I have learned a tremendous amount about adventure crafting from participating in the projects so far, and Wolfgang and the other patrons are a really cool group of people to hang out with on the boards over there.

One little extra bonus about being a member is that Wolfgang writes these cool design essays about various aspects of adventure building that contain tons of useful advice about topics such as plot and setting and pacing and distributing treasure and including traps and doing chases and crafting memorable villains or plane hopping, etc. He posts these articles for members. The essays are way cool and I have learned a lot from them.

I signed up again for the 3rd project, which is still in the voting stages. Looks like the top 2 contenders are either the City State of Zobeck or the Empire of the Ghouls. I am voting for Empire of the Ghouls myself. If the patrons pick that one it looks to be a heck of a good adventure involving an underdark kingdom of undead.

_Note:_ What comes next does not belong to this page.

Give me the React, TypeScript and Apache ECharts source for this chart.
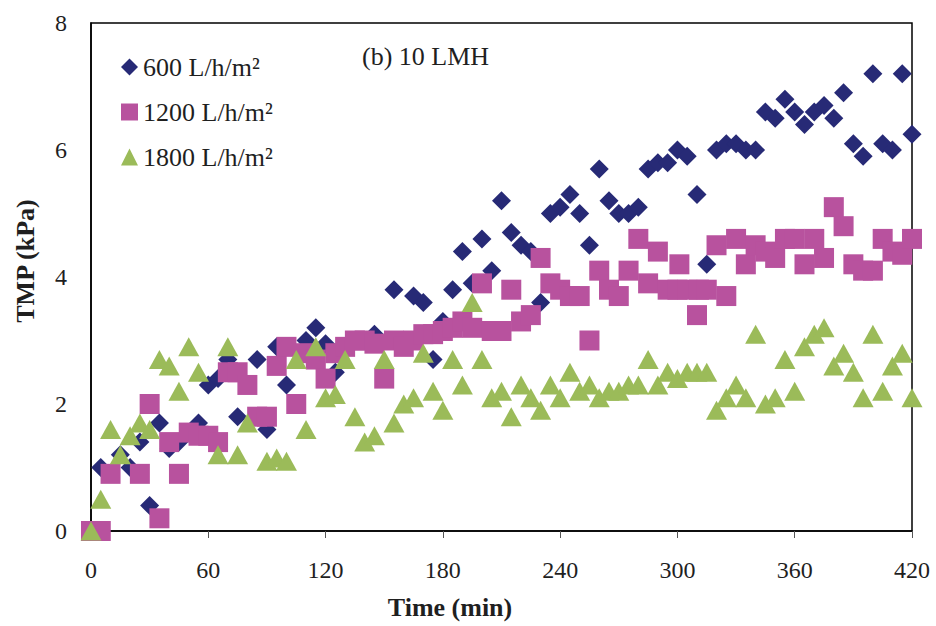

If you go to the website (wolfgangbaur.com or http://customadventure.livejournal.com/) you can check out the outlines for the various proposals under consideration, and you can get a better feel for what the project is. If you are not a member only certain parts of the site are visible to you, but you can get the gist.

There are several levels of membership, basic membership is $25, there is an apprentice level for as little as $10 if just want the final adventure, and there are patron levels with greater access and privileges for larger donations.

The final adventure will only ever be available to members of the project. Plus it is an awesome opportunity to learn about the craft of adventure writing, a tremendous boon to any DM. Check it out!
 

People are already pimping pretty hard so I won't go into detail but I was a patron for the first adventure (20 bucks IIRC) and thoroughly enjoyed the process. The community is good. Baur is busy but he takes input seriously.
Since it's self selected and there is a minor financial commitment there isn't a lot of noise like you have on the message boards with one or two people perpetually pulling a topic off track or insisting that something has to be done their way.

In the questions that come up he does a very good job of addressing the meta-game and design issues.

It would be attractive if you want to experience working with a group of people to make a fun DnD game without having to do any heavy lifting yourself.

It should also be attractive if you're frustrated with the current paradigm of passive consumption of roleplaying materials. If you're unhappy with WotC & co. deciding and then selling you on their ideas this model provides an alternative.
 


As long as he's able to be employed making these adventures, I think that there's always that chance. Shadowcrag really amazed me with the concept behind the adventure mechanics.
 

Soel said:
I'm still hoping Gates of Mal and the angel adventure see the light of day.

Unfortunately, Wolfgang has related that Mongoose refused to allow him to use the IP for gates of Mal.

Which is really unfortunate... I've even run parts of my campaign in Mal and thought about running that adventure myself.